Microsoft's Xbox Adaptive Controller Went Through A Unique Evolution During The Design Process
Feedback from the gaming and disabled communities helped create an Xbox controller for gamers with unique needs.
Microsoft has focused a lot of energy over the last few years into making Xbox more accessible, with the Xbox Adaptive Controller being a positive step towards addressing the unique needs of players. A product of the Xbox accessibility movement and a team of engineers in the Xbox gaming division, the controller went through numerous iterations when it was in development. Direct feedback from gaming and disabled communities helping to shape the final product into its current form.
"The Xbox Adaptive Controller looks absolutely nothing like the first prototype created," Brannon Zahand, Microsoft's senior gaming accessibility program manager, explained to Game Informer. "It changed many, many times over the course of development. The reason was that we built the device with the Gaming & Disability Community, not for them. As such, feedback constantly was rolling in that forced us to continually re-examine the design of the product during development."

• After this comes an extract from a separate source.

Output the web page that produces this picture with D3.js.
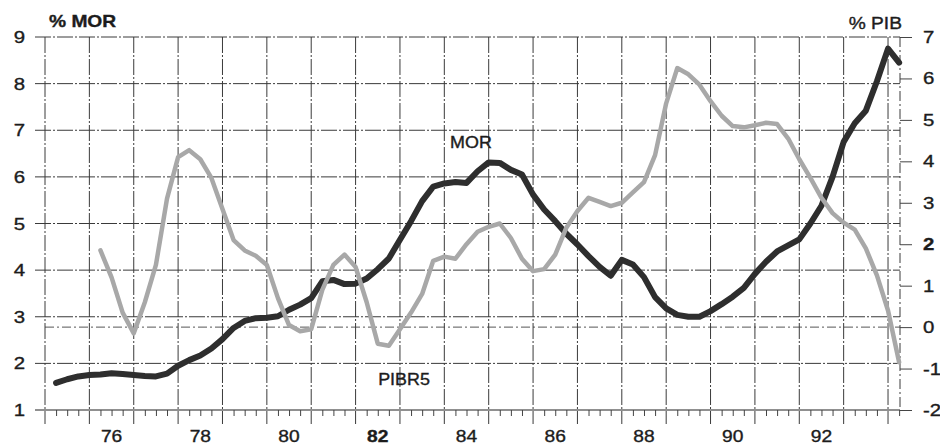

Microsoft focused primarily on people with limited mobility for the controller, prioritizing continuity and compatibility so that users could adapt quickly to the new physical language of this device. The Xbox One, Xbox Series X, and Xbox Series S also feature accessibility functionality in their software, such as speech-to-text, text-to-speech, and a narrator, making the gaming experience more helpful for a wide variety of gamers.
AbleGamers hosted its 2020 Video Games Accessibility Awards earlier this month, honoring the games and studios that also made an effort to make their games available to all types of players. Many of this year's biggest games, such as The Last of Us Part II, Ghost of Tsushima, and Apex Legends picked up awards from the organization across numerous categories.